Maybe you should use worker logger to print things. Not sure why stdout might be suppressed. What other weird things did you see? I think WorkerPlugin would be the correct way in your case.
By clashing with worker namespace I mean I don’t like setting things on worker directly and having to use prefix for my variables.
My worker type I cast to:
class MyWorker(Worker):
my_log: APPLogger
my_settings: ServiceSettings
my_object_store: ObjectStore
my_mongo: AIOMongoDBServer[Any]
my_http_client: httpx.AsyncClient
Simple example:
async def dask_setup(worker):
1 / 0
worker.a = 1234 # this will never run and will cause AttributeError at runtime inside tasks
2024-06-28 14:15:26,013 - distributed.nanny - INFO - Start Nanny at: 'tcp://10.244.9.106:44589'
2024-06-28 14:15:26,476 - distributed.preloading - INFO - Creating preload: /opt/backend/dask/bin.runfiles/_main/backend/dask/preload_entrypoint.py
2024-06-28 14:15:26,477 - distributed.utils - INFO - Reload module preload_entrypoint from .py file
2024-06-28 14:15:26,477 - distributed.preloading - INFO - Import preload module: /opt/backend/dask/bin.runfiles/_main/backend/dask/preload_entrypoint.py
2024-06-28 14:15:26,876 - distributed.preloading - INFO - Run preload setup: /opt/backend/dask/bin.runfiles/_main/backend/dask/preload_entrypoint.py
2024-06-28 14:15:26,876 - distributed.preloading - ERROR - Failed to start preload: /opt/backend/dask/bin.runfiles/_main/backend/dask/preload_entrypoint.py
Traceback (most recent call last):
File "/opt/backend/dask/bin.runfiles/rules_python~0.26.0~pip~pypi_311_distributed/site-packages/distributed/preloading.py", line 234, in start
await preload.start()
File "/opt/backend/dask/bin.runfiles/rules_python~0.26.0~pip~pypi_311_distributed/site-packages/distributed/preloading.py", line 213, in start
await future
File "/tmp/dask-scratch-space/worker-78qpzjdj/preload_entrypoint.py", line 8, in dask_setup
1 / 0
~~^~~
ZeroDivisionError: division by zero
Preload failed but worker just ignores it and continues initialization normally.
Restarts happen inside worker.

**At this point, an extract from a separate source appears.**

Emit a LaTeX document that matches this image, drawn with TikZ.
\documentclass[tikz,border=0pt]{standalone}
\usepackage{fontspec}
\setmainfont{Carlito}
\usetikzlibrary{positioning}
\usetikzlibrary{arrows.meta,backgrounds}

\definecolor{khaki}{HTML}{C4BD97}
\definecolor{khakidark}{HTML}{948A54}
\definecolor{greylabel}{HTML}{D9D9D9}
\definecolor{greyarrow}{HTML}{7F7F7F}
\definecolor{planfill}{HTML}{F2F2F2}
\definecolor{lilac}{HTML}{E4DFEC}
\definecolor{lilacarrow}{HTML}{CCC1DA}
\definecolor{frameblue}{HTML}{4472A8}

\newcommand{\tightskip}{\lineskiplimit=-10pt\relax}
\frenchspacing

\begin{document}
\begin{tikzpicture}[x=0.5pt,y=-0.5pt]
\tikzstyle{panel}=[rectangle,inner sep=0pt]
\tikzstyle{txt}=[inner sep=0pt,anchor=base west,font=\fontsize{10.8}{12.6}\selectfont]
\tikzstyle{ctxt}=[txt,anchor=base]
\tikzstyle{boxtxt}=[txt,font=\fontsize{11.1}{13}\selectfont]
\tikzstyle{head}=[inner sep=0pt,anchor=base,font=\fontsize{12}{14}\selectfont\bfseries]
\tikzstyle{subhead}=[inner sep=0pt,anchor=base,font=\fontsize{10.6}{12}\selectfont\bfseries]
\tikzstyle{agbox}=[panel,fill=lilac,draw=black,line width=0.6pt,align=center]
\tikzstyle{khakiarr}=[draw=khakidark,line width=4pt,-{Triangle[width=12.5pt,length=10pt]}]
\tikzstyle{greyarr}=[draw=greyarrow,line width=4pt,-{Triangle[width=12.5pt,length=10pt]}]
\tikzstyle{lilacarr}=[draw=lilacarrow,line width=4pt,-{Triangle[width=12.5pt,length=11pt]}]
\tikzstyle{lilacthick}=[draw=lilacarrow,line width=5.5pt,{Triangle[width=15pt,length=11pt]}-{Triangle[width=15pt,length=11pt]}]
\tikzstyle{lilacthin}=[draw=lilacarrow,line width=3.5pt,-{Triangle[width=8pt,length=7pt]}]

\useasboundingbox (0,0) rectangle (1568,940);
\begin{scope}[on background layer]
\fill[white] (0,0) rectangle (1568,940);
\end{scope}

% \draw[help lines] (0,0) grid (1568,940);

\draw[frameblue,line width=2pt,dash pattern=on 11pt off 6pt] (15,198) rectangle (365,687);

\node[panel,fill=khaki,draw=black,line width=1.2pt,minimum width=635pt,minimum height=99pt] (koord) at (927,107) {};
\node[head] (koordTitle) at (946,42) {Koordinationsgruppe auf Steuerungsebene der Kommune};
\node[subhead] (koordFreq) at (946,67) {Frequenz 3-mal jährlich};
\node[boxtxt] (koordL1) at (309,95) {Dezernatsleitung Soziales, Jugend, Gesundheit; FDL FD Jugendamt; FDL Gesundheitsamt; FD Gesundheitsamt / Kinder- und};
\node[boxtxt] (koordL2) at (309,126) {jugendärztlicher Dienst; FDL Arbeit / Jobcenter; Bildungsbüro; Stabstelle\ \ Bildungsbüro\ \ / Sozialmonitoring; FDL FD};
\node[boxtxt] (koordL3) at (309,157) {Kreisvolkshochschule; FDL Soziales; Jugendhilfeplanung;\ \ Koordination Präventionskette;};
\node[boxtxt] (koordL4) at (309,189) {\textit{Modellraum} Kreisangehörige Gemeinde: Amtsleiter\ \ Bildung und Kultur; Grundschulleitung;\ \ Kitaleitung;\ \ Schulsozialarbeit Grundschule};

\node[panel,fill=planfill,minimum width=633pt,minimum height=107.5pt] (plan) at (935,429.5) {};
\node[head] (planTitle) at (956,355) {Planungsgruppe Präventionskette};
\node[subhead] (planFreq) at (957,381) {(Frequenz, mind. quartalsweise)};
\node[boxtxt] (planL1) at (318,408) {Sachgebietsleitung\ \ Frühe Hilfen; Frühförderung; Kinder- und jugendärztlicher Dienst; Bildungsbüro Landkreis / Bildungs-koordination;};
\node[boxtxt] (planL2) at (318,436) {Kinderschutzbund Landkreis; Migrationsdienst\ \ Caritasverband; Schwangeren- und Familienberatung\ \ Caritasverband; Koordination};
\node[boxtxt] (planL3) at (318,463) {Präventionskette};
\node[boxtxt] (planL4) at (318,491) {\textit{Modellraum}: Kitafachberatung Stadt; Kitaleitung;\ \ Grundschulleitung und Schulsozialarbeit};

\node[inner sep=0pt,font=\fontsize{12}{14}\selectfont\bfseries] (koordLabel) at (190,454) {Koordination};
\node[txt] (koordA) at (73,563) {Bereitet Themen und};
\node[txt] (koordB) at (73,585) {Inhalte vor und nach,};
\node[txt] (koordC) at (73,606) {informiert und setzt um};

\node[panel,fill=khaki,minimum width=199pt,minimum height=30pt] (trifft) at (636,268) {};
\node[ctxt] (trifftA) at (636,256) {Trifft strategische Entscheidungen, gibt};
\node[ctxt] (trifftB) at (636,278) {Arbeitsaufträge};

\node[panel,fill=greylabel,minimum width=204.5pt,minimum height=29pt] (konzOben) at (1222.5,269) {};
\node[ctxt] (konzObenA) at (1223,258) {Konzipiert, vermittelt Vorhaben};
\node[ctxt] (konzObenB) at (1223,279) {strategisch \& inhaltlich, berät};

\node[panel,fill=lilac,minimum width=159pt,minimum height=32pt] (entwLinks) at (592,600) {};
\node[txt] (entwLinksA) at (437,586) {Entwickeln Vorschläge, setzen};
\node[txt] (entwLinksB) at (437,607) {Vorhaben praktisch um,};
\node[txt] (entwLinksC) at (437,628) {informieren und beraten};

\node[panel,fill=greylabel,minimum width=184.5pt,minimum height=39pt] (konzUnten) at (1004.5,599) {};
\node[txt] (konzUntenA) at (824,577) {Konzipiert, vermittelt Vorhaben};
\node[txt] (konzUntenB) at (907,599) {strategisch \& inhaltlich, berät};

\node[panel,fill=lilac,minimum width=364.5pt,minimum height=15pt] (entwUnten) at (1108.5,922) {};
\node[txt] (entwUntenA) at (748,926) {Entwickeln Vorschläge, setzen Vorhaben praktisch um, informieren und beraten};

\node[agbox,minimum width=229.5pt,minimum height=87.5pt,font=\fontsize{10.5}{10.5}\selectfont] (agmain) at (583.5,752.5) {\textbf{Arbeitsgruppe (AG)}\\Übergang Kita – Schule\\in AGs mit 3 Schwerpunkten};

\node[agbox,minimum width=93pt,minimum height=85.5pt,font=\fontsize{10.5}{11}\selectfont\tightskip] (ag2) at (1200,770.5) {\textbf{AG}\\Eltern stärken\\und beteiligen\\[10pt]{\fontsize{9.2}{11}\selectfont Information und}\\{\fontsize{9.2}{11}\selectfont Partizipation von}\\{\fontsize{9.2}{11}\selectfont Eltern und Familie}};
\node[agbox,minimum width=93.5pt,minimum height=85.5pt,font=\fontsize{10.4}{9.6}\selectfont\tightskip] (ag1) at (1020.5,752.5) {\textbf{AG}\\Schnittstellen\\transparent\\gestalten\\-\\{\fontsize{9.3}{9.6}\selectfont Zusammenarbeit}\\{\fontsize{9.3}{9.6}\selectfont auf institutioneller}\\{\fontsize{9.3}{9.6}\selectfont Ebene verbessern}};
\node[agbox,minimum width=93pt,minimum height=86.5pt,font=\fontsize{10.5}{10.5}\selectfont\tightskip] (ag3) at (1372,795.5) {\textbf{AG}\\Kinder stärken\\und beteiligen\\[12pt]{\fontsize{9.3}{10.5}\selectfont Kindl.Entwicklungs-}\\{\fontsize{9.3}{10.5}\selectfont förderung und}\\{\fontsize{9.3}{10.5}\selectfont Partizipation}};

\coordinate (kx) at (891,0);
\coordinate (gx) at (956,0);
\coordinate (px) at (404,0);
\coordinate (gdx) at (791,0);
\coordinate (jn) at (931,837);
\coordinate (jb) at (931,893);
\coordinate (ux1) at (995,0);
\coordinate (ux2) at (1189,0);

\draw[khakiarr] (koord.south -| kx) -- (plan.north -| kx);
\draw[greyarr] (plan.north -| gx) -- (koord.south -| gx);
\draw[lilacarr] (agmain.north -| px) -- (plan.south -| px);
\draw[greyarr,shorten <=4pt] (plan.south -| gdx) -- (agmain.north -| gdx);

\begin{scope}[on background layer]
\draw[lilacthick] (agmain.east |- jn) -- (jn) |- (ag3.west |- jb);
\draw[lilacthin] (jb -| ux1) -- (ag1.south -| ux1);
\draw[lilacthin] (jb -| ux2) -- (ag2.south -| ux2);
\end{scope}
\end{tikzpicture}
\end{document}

Kubernetes pod stays alive.
I will use that, thanks. I think some exceptions were not shown as well but I will need to double check since I moved away from plugins
1 Like
This might be an issue, I encourage you to raise an issue on distributed issue tracker with a reproducer.
Well, I don’t think there really is another solution.
is there a way to register plugins from --preload
though? It feels a bit wrong defining plugins by doing the following at each worker startup:
async def dask_preload(worker: Worker):
client = worker.client
client.register_plugin(MyPlugin())
Since I have a long running cluster I can’t register plugins from client side because that creates versioning complications
EDIT: found undocumented dask_teardown
: distributed/distributed/preloading.py at a57ab42e2600d0589342fe596e443c0e40112976 · dask/distributed · GitHub
I’m not sure of your problem, but from the Dask Plugins documentation page, for the setup
function of a plugin:
Run when the plugin is attached to a worker. This happens when the plugin is registered and attached to existing workers, or when a worker is created after the plugin has been registered.
So you should have to register this plugin only once.